Where do these words come from?

So a lot of the words that are physically in my pieces, they are often things people have said to me or written to me in messages, sometimes they’re captions from my instagram posts, and I just cut them out of paper. They’re how I think about the world. It’s a very particular type of language -- it’s not something that I’d be able to say to someone, and it’s not something I would be able to write into a poem. It’s so disjointed that it actually feels more visual than verbal.

When did you first start making art?

I started paper-cutting when I moved to China for a year as a study abroad [student] in high school. I had never paper-cut before then, so I think that that was probably the biggest influence on [my] artwork. But I’ve been drawing and making art my whole life, casually, not professionally. I’ve just always been in art classes and enjoyed that kind of space [and] trying on different mediums.

A lot of people didn’t like that about art class, having these constraints about what kind of materials to use or what kind of subject to draw, but I always felt that it enriched whatever I was doing. Because one way or another I always brought my style to it. So it just helped me discover what it was I was trying to do by pushing it in a different direction.

do-you-want-to-go-bowling.jpg

How did you come about developing your unique style?

When I was in China learning to paper cut, I was working with very traditional designs and methods. The only thing I had done with cut paper before then were snowflakes, which I still really enjoy doing. It’s a fun thing to do, to cut out really intricate snowflakes. But that was something that was completely devoid of all emotion or personality. It was more like: how complicated can I make this?

Then, when I was learning to cut with a knife and build compositions, I started thinking about space. A lot of traditional paper cuts, I think, need to have lots of different images that are separate—either because they tell a story or because there is an in-built symbolism—and they have to come together in different scales. You have to manipulate how everything comes together to fill up the space completely in an aesthetically pleasant way. That was something I was already doing in my doodles. I really enjoy filling up a whole page with a drawing, and in order to do that you have to manipulate the space so that there’s a good balance of black and white, of positive and negative [space], etc.

How has your time learning to papercut in China influenced your practice today?

I consider traditional Chinese paper-cuts and patterns to be an influence on my art, but they work mainly aesthetically and compositionally. I am not trying to lay claim on any of the cultural meaning of these designs beyond my personal experience with them as an artist and as a student in China. I hope that this comes across when I incorporate personal elements like words and faces which are totally separate from that tradition.

What was the first papercut in which you incorporated these personal elements?

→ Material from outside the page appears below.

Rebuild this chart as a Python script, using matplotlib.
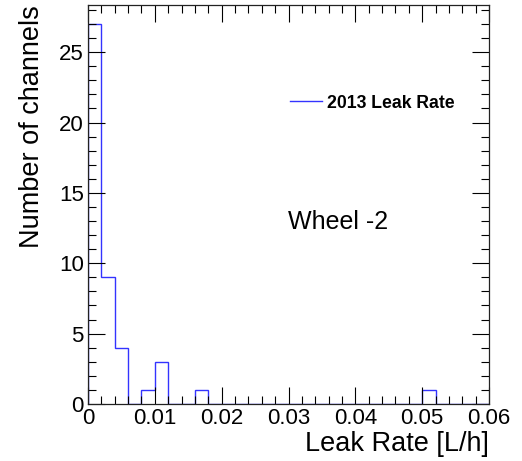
import numpy as np
import matplotlib
matplotlib.use("Agg")
import matplotlib.pyplot as plt
from matplotlib.ticker import MultipleLocator

plt.rcParams['font.family'] = ['Liberation Sans', 'DejaVu Sans']

# Histogram data: bin edges (L/h) and counts per bin
bin_edges = np.linspace(0.0, 0.06, 31)
counts = [27, 9, 4, 0, 1, 3, 0, 0, 1, 0,
          0, 0, 0, 0, 0, 0, 0, 0, 0, 0,
          0, 0, 0, 0, 0, 1, 0, 0, 0, 0]
series_label = "2013 Leak Rate"
annotation = "Wheel -2"
x_ticks = [0, 0.01, 0.02, 0.03, 0.04, 0.05, 0.06]
x_ticklabels = ["0", "0.01", "0.02", "0.03", "0.04", "0.05", "0.06"]
y_ticks = [0, 5, 10, 15, 20, 25]

fig = plt.figure(figsize=(5.22, 4.61), dpi=100)
W, H = 522, 461
ax = fig.add_axes([88 / W, 1 - 404 / H, (489 - 88) / W, (404 - 5) / H])

ax.stairs(counts, bin_edges, color='#3333ff', linewidth=1.0, label=series_label)

ax.set_xlim(0, 0.06)
ax.set_ylim(0, max(counts) * 1.05)
ax.set_xticks(x_ticks)
ax.set_xticklabels(x_ticklabels)
ax.set_yticks(y_ticks)
ax.xaxis.set_minor_locator(MultipleLocator(0.002))
ax.yaxis.set_minor_locator(MultipleLocator(1))
ax.tick_params(which='both', direction='in', top=True, right=True,
               labelsize=16, colors='black', width=0.8)
ax.tick_params(which='major', length=12, pad=3)
ax.tick_params(which='minor', length=6)
for s in ax.spines.values():
    s.set_linewidth(0.9)
    s.set_color('#222222')

ax.set_xlabel("Leak Rate [L/h]", fontsize=19.5, loc='right', labelpad=1)
ax.set_ylabel("Number of channels", fontsize=19.5, loc='top', labelpad=10)

leg = ax.legend(loc='center left', bbox_to_anchor=(0.504, 0.754), frameon=False,
                prop={'weight': 'bold', 'size': 12.7}, handlelength=1.8,
                handletextpad=0.3, borderaxespad=0, borderpad=0)

ax.text(0.499, 0.456, annotation, transform=ax.transAxes, fontsize=18,
        ha='left', va='center')

fig.savefig("out.png", dpi=100)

The first more personal paper cut I ever made — I feel like it might have been one called Rose. That was the first time [my personal style and traditional training] came together: I added the face, and that made it personal, but I kept this kind of boundary of the themes and motifs that I had been working with before. Then it just exploded from there.

What are some projects you’re looking towards in the future?

One of the things I want to try making is mobiles which sounds really hard. I have one mobile in the submission, but that one was more of an accident, actually. I had written this sort of rambling poem. It was a disjointed piece of prose, and it wouldn’t have made sense as a poem so I was like: “I’ll cut it out of paper and then it will make sense.I was working on that in a high school art classroom, and this girl spilled a bottle of turpentine on the piece. I was about halfway done cutting it; it had taken me weeks, and she spilled a bottle of turpentine on it which ruined the paper.

So I got really upset and frustrated, and I just took my knife and I started kind of sheering these things and trying to get the pieces of turpentine off. It got very weird and I was like “well, the piece is ruined.But then I picked it up to throw it away and the way it folded — all the strips fell behind the words and I loved the way it looked. And I was like, “this is better than what I was going to do.” I really enjoyed manipulating it so that it fell exactly how I wanted it to fall, and then I spent a long time photographing it and figuring out what I was doing with the light and the closeups, and how the organic words were mixing with the turpentine strips. It’s called Ruins because my friend said it was too rude to call it Rebecca Ruined It, which is what I wanted to call it, because, well, Rebecca did ruin it.

What kinds of intentional mobiles do you foresee yourself making?

I’m moving towards making portraits into mobiles. A lot of the portraits that I do are single line drawings, and when you pick those up the paper is very fragile and it will bend. Sometimes the hook of a nose will catch on a cheekbone or lip and that’s kind of what I want to play with. I want to figure out how to make those cuts so that they purposefully form a shape in 3D. It sounds impossible but, that’s kind of what I’m moving towards.

Is there anything else you want to add?

One of the things that I was really thinking about since being selected to be a Featured Artist is, like: am I a fraud? Am I really an artist? I haven’t been as prolific as I was in the past; I have a lot of other stuff going on here at school. [I’ve been having] these feelings of “my art isn’t done yet, it’s not ready to be shown, and is anything I’m doing even worth it for other people?” So many of my friends who are artists themselves, have been reassuring me, saying it’s okay to present your art and to be proud of it. But they’re not doing it with their own art.

So I just want people who read this interview, and who see Ratrock as a space for like only “artist” people, and who think “I’m just me, doing my own stuff over here, and that’s not the same:” it is the same. Just put your stuff out there and be proud of it, and be confident in the fact that you’re doing something at all. That’s all it takes. If you view your art as important and value the act of making it… that’s it, that’s what makes you an artist.